#### Given information
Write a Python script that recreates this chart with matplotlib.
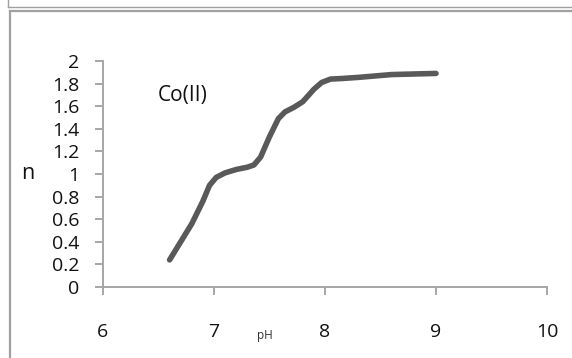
import matplotlib.pyplot as plt
from matplotlib.lines import Line2D

# data
pH = [6.6, 6.7, 6.8, 6.9, 6.96, 7.02, 7.1, 7.2, 7.3, 7.36, 7.42, 7.5, 7.58, 7.64, 7.72, 7.8, 7.9, 7.97, 8.05, 8.15, 8.3, 8.6, 9.0]
n = [0.24, 0.40, 0.56, 0.76, 0.90, 0.97, 1.01, 1.04, 1.06, 1.08, 1.15, 1.33, 1.49, 1.55, 1.59, 1.64, 1.75, 1.81, 1.84, 1.845, 1.855, 1.88, 1.89]
x_ticks = [6, 7, 8, 9, 10]
y_ticks = [0, 0.2, 0.4, 0.6, 0.8, 1, 1.2, 1.4, 1.6, 1.8, 2]

W, H = 572, 358
fig = plt.figure(figsize=(W / 100, H / 100), dpi=100)
fig.patch.set_facecolor('white')

# axes placed in pixel terms
left, right, top, bottom = 103, 547, 61, 287
ax = fig.add_axes([left / W, 1 - bottom / H, (right - left) / W, (bottom - top) / H])
ax.plot(pH, n, color='#595959', lw=4.0, solid_joinstyle='round', solid_capstyle='round')

ax.set_xlim(6, 10)
ax.set_ylim(0, 2)
ax.set_xticks(x_ticks)
ax.set_yticks(y_ticks)
ax.set_xticklabels([str(t) for t in x_ticks])
ax.set_yticklabels(['0', '0.2', '0.4', '0.6', '0.8', '1', '1.2', '1.4', '1.6', '1.8', '2'])
for s in ['top', 'right']:
    ax.spines[s].set_visible(False)
for s in ['left', 'bottom']:
    ax.spines[s].set_color('#a6a6a6')
    ax.spines[s].set_linewidth(1.4)
ax.tick_params(axis='both', direction='out', length=6, width=1.4, color='#a6a6a6',
               labelcolor='#111111', labelsize=14)
ax.tick_params(axis='y', pad=11)
ax.tick_params(axis='x', pad=20)
for lab in ax.get_xticklabels() + ax.get_yticklabels():
    lab.set_family('Open Sans')

fig.text(28 / W, 1 - 173 / H, 'n', fontsize=15.5, color='#111111', ha='center', va='center', family='Open Sans')
fig.text(265 / W, 1 - 336 / H, 'pH', fontsize=8.5, color='#333333', ha='center', va='center', family='Open Sans')
fig.text(158 / W, 1 - 96 / H, 'Co(II)', fontsize=15, color='#111111', ha='left', va='center', family='Open Sans')

# window frame lines
def px_line(xs, ys, lw, c='#a0a0a0'):
    fig.add_artist(Line2D([x / W for x in xs], [1 - y / H for y in ys], lw=lw, color=c,
                          transform=fig.transFigure))

px_line([8, 8], [0, 7], 1.0)
px_line([8, W], [7, 7], 1.0)
px_line([10, W], [10.5, 10.5], 1.6)
px_line([10, 10], [10.5, H], 1.6)

fig.savefig('out.png', dpi=100)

#### Instructions for the task
Repeat the data exactly, without the pictures.

#### Finished task
Write a Python script that recreates this chart with matplotlib.
import matplotlib.pyplot as plt
from matplotlib.lines import Line2D

# data
pH = [6.6, 6.7, 6.8, 6.9, 6.96, 7.02, 7.1, 7.2, 7.3, 7.36, 7.42, 7.5, 7.58, 7.64, 7.72, 7.8, 7.9, 7.97, 8.05, 8.15, 8.3, 8.6, 9.0]
n = [0.24, 0.40, 0.56, 0.76, 0.90, 0.97, 1.01, 1.04, 1.06, 1.08, 1.15, 1.33, 1.49, 1.55, 1.59, 1.64, 1.75, 1.81, 1.84, 1.845, 1.855, 1.88, 1.89]
x_ticks = [6, 7, 8, 9, 10]
y_ticks = [0, 0.2, 0.4, 0.6, 0.8, 1, 1.2, 1.4, 1.6, 1.8, 2]

W, H = 572, 358
fig = plt.figure(figsize=(W / 100, H / 100), dpi=100)
fig.patch.set_facecolor('white')

# axes placed in pixel terms
left, right, top, bottom = 103, 547, 61, 287
ax = fig.add_axes([left / W, 1 - bottom / H, (right - left) / W, (bottom - top) / H])
ax.plot(pH, n, color='#595959', lw=4.0, solid_joinstyle='round', solid_capstyle='round')

ax.set_xlim(6, 10)
ax.set_ylim(0, 2)
ax.set_xticks(x_ticks)
ax.set_yticks(y_ticks)
ax.set_xticklabels([str(t) for t in x_ticks])
ax.set_yticklabels(['0', '0.2', '0.4', '0.6', '0.8', '1', '1.2', '1.4', '1.6', '1.8', '2'])
for s in ['top', 'right']:
    ax.spines[s].set_visible(False)
for s in ['left', 'bottom']:
    ax.spines[s].set_color('#a6a6a6')
    ax.spines[s].set_linewidth(1.4)
ax.tick_params(axis='both', direction='out', length=6, width=1.4, color='#a6a6a6',
               labelcolor='#111111', labelsize=14)
ax.tick_params(axis='y', pad=11)
ax.tick_params(axis='x', pad=20)
for lab in ax.get_xticklabels() + ax.get_yticklabels():
    lab.set_family('Open Sans')

fig.text(28 / W, 1 - 173 / H, 'n', fontsize=15.5, color='#111111', ha='center', va='center', family='Open Sans')
fig.text(265 / W, 1 - 336 / H, 'pH', fontsize=8.5, color='#333333', ha='center', va='center', family='Open Sans')
fig.text(158 / W, 1 - 96 / H, 'Co(II)', fontsize=15, color='#111111', ha='left', va='center', family='Open Sans')

# window frame lines
def px_line(xs, ys, lw, c='#a0a0a0'):
    fig.add_artist(Line2D([x / W for x in xs], [1 - y / H for y in ys], lw=lw, color=c,
                          transform=fig.transFigure))

px_line([8, 8], [0, 7], 1.0)
px_line([8, W], [7, 7], 1.0)
px_line([10, W], [10.5, 10.5], 1.6)
px_line([10, 10], [10.5, H], 1.6)

fig.savefig('out.png', dpi=100)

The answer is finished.